Deux pharmacies liquidées après des transferts contestés
Face à une population en baisse, les pharmaciens de Martinique sont plus que jamais enclins à protéger leur clientèle, quitte à parfois saisir la justice. Ces deux dernières années, deux officines en ont fait les frais, avec au terme des procédures, la liquidation de la structure.
La pharmacie Bravo (Douglas Bravo est l'ancien président du syndicat des pharmaciens) située à la frontière entre Place d'Armes et Bois Carré au Lamentin et la pharmacie La Bonne Santé située à proximité du pont de Californie ont été liquidées par le tribunal de commerce de Fort-de-France au cours des deux derniers mois.
Deux décisions qui interviennent après des refus de transfert des officines par le tribunal administratif parfois après des années de procédure. C'est le cas par exemple de la pharmacie La Bonne Santé qui a finalement baissé le rideau après 5 ans de conflit contre la pharmacie de Basse-Gondeau. Pour la pharmacie Bravo, ce sont deux pharmacies situées à Place d'Armes, l'une au centre commercial, l'autre à proximité du stade Georges Gratiant qui se sont opposées au transfert.
Un phénomène assez récent en Martinique à en croire les professionnels du secteur. Un secteur mis à mal par la baisse de population en Martinique. Une donnée démographique qui pousse les acteurs à défendre farouchement leur clientèle.
En effet, ce sont les pharmaciens concurrents qui contestent les transferts de leurs homologues.
Bassin de population
Il faut dire que chez nous, comme dans l'Hexagone, on observe une sur-représentation des pharmacies. Raison pour laquelle il y a environ 15 ans, la législation a augmenté les quotas nécessaires à la création d'officines , passant de 3500 habitants pour une seconde officine à 4500 habitants.
En d'autres termes, s'il y a déjà une pharmacie dans le quartier, il faut 4500 habitants de plus pour en créer une seconde (en pratique c'est environ 3000 habitants). Il s'agissait de protéger une profession, qui compte tenu de la baisse du prix des médicaments et du déplacement de la population hors des bourgs, commençait à connaître certaines difficultés.
Pas de nouvelles pharmacies
Une mesure qui a rendu impossible la création des pharmacies en France hexagonale comme en outre-mer. Une seule solution le transfert d'officine qui lui aussi est soumis à deux conditions : un bassin de population de 4500 habitants et l'intérêt du service rendu à la population.

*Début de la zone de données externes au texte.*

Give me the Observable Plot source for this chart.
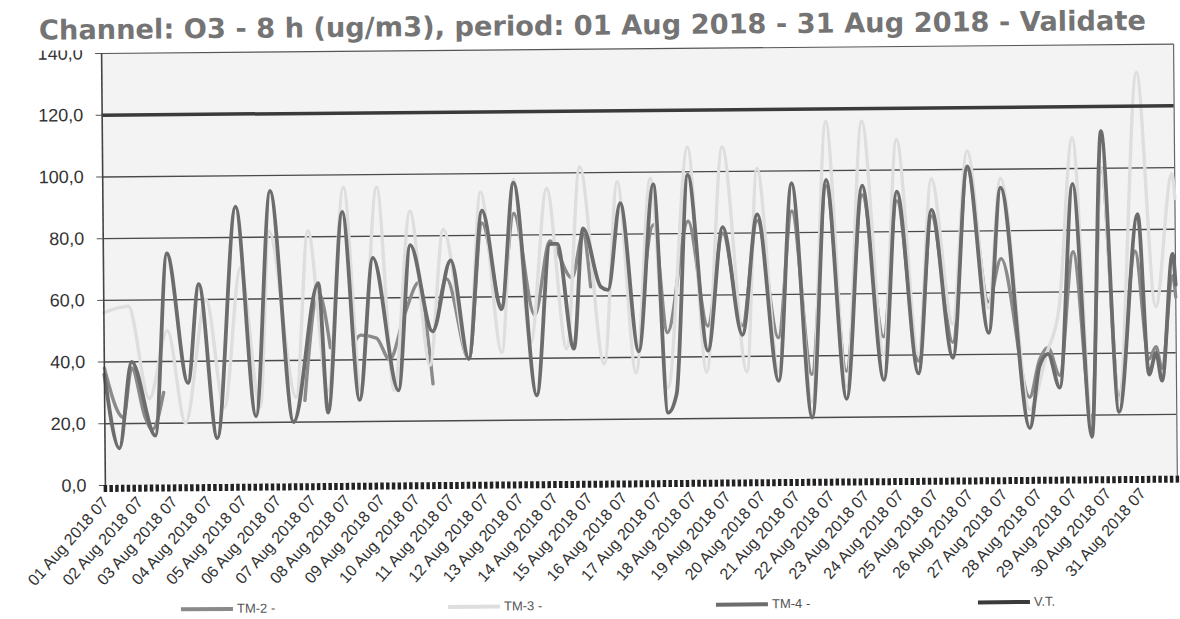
<!DOCTYPE html>
<html><head><meta charset="utf-8">
<script src="https://cdn.jsdelivr.net/npm/d3@7"></script>
<script src="https://cdn.jsdelivr.net/npm/@observablehq/plot@0.6"></script>
<style>
html,body{margin:0;padding:0;background:#fff;overflow:hidden}
#wrap{width:1180px;height:619px;transform:rotate(-0.5deg);transform-origin:103px 270px;}
#title{position:relative;height:50px;}
#tt{position:absolute;left:41px;top:16px;font-family:"DejaVu Sans",sans-serif;font-weight:bold;font-size:25px;color:#747474;white-space:nowrap;line-height:1}
#chart svg{display:block;overflow:hidden}
#legend{position:relative;height:23px;font-family:"Liberation Sans",Arial,sans-serif;font-size:13px;color:#555}
.ln{position:absolute;height:0}
.lt{position:absolute;line-height:1;white-space:nowrap}
</style></head>
<body><div id="wrap"><div id="title"><span id="tt"></span></div><div id="chart"></div><div id="legend"></div></div>
<script>
const titleText = "Channel: O3 - 8 h (ug/m3), period: 01 Aug 2018 - 31 Aug 2018 - Validate";

// hour offsets from 01 Aug 2018 00:00 and values
const tm4Hours = [0,10,19,35,44,58,66,78,92,105,116,131,149,155,166,177,187,204,213,228,241,253,263,276,285,300,310,315,326,333,345,350,359,371,382,391,397,406,419,430,443,454,468,478,491,502,515,527,541,551,565,575,589,600,614,623,642,649,655,663,673,685,693,704,718,725,730,734,742,744];
const tm4Values = [36,12,40,16,75,33,65,15,90,22,95,20,65,23,88,27,73,30,77,49,72,40,88,56,97,28,77,77,43,82,63,62,90,42,96,22,28,99,42,82,47,86,32,96,20,97,26,95,32,93,34,87,39,101,47,94,16,36,40,29,95,13,112,21,85,33,40,31,72,62];

const tm2Hours = [0,13,19,28,33,41,42,139,149,157,158,173,178,189,198,209,219,224,228,229,233,238,253,263,276,285,299,310,325,333,338,339,374,382,391,406,419,430,443,454,468,478,491,502,515,527,541,551,565,575,589,600,614,623,642,649,655,663,673,685,693,704,716,725,730,734,742,744];
const tm2Values = [38,22,38,22,18,30,NaN,27,62,44,NaN,45,48,47,40,55,65,50,32,NaN,58,66,40,84,57,87,54,78,66,80,63,NaN,60,83,48,84,50,80,50,84,46,87,34,95,35,92,46,90,38,85,44,100,57,71,26,38,42,33,73,19,100,26,73,38,42,35,65,58];

const tm3Hours = [0,17,31,44,56,71,83,95,108,115,133,142,155,167,178,190,201,213,226,236,253,262,276,285,296,308,321,331,347,357,369,380,391,406,418,430,446,454,468,478,491,502,515,527,541,551,565,575,589,600,614,623,642,654,663,673,685,693,704,718,730,742,744];
const tm3Values = [56,58,28,50,20,60,25,70,25,82,28,82,30,96,30,96,30,88,38,82,40,94,42,98,45,95,43,102,38,97,35,98,30,108,35,108,35,101,35,96,25,116,30,116,40,110,40,97,50,106,55,97,22,40,55,110,18,100,25,131,55,98,90];

const vtValue = 120;
const yTicks = [0,20,40,60,80,100,120,140];
const gridValues = [20,40,60,80,100];
const days = d3.range(1, 32);
const xTickHours = days.map(d => (d - 1) * 24);
const xTickLabels = days.map(d => String(d).padStart(2, "0") + " Aug 2018 07");
const minorTickHours = d3.range(0, 745, 4);

const seriesNames = ["TM-2 -", "TM-3 -", "TM-4 -", "V.T."];
const seriesColors = ["#8a8a8a", "#dedede", "#6c6c6c", "#3a3a3a"];

const toRows = (hs, vs) => hs.map((h, i) => ({h, v: vs[i]}));
const tm2 = toRows(tm2Hours, tm2Values);
const tm3 = toRows(tm3Hours, tm3Values);
const tm4 = toRows(tm4Hours, tm4Values);

const tt = document.getElementById("tt");
tt.textContent = titleText;
const w0 = tt.offsetWidth;
tt.style.fontSize = (25 * 1108 / w0) + "px";

const chart = Plot.plot({
  width: 1180, height: 546,
  marginTop: 3, marginLeft: 103, marginRight: 5, marginBottom: 111,
  x: {domain: [0, 744], axis: null},
  y: {domain: [0, 140], axis: null},
  style: {fontFamily: '"Liberation Sans", Arial, sans-serif', background: "transparent"},
  marks: [
    Plot.frame({fill: "#f3f3f3", stroke: null}),
    Plot.ruleY(gridValues, {stroke: "#4a4a4a", strokeWidth: 1.4}),
    Plot.ruleY([140], {stroke: "#555", strokeWidth: 1.2}),
    Plot.ruleX([744], {stroke: "#666", strokeWidth: 1.2}),
    Plot.axisY({ticks: yTicks, label: null, tickFormat: d => d.toFixed(1).replace(".", ","), tickSize: 6, tickPadding: 13, fontSize: 18, fill: "#333", stroke: "#555"}),
    Plot.axisX({ticks: minorTickHours, label: null, tickSize: 7, tickFormat: () => "", stroke: "#222", strokeWidth: 3.5}),
    Plot.axisX({ticks: xTickHours, label: null, tickSize: 0, tickPadding: 14, tickRotate: -48, tickFormat: h => xTickLabels[h / 24], fontSize: 16, fill: "#333"}),
    Plot.line(tm2, {x: "h", y: "v", stroke: seriesColors[0], strokeWidth: 3.4, curve: "monotone-x"}),
    Plot.line(tm3, {x: "h", y: "v", stroke: seriesColors[1], strokeWidth: 3.4, curve: "monotone-x"}),
    Plot.line(tm4, {x: "h", y: "v", stroke: seriesColors[2], strokeWidth: 3.8, curve: "monotone-x"}),
    Plot.ruleY([vtValue], {stroke: seriesColors[3], strokeWidth: 3.5}),
    Plot.ruleX([0], {stroke: "#444", strokeWidth: 1.6})
  ]
});
chart.style.overflow = "hidden";
document.getElementById("chart").appendChild(chart);

const legendX = [178, 445, 713, 975];
const legend = document.getElementById("legend");
seriesNames.forEach((name, i) => {
  const ln = document.createElement("span");
  ln.className = "ln";
  ln.style.left = legendX[i] + "px";
  ln.style.width = "52px";
  ln.style.top = "12px";
  ln.style.borderTop = "4px solid " + seriesColors[i];
  legend.appendChild(ln);
  const lt = document.createElement("span");
  lt.className = "lt";
  lt.style.left = (legendX[i] + 56) + "px";
  lt.style.top = "7px";
  lt.textContent = name;
  legend.appendChild(lt);
});
</script></body></html>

C'est pour cette raison qu'il n'est plus possible de transférer une pharmacie dans un centre commercial. Cette dérogation a été supprimée il y a une quinzaine d'années. C'est le cas par exemple au centre commercial Génipa à Ducos, où le transfert programmé d'une pharmacie n'a pu aboutir.
Pour obtenir un transfert, un pharmacien doit solliciter l'Agence Régionale de Santé qui valide ou rejette la demande. L'autorité sanitaire interroge l'ordre des pharmaciens et le syndicat de la profession à titre consultatif. La procédure inclut également une enquête de terrain. Néanmoins, l'autorisation de transfert est susceptible de faire l'objet de recours devant le tribunal administratif.
C'est ce qui s'est produit dans le cas des officines lamentinoises. Le tribunal s'étant prononcé contre le transfert, elles ont perdu le droit de vendre des médicaments, entraînant une chute inexorable du chiffre d'affaires, jusqu'à la liquidation.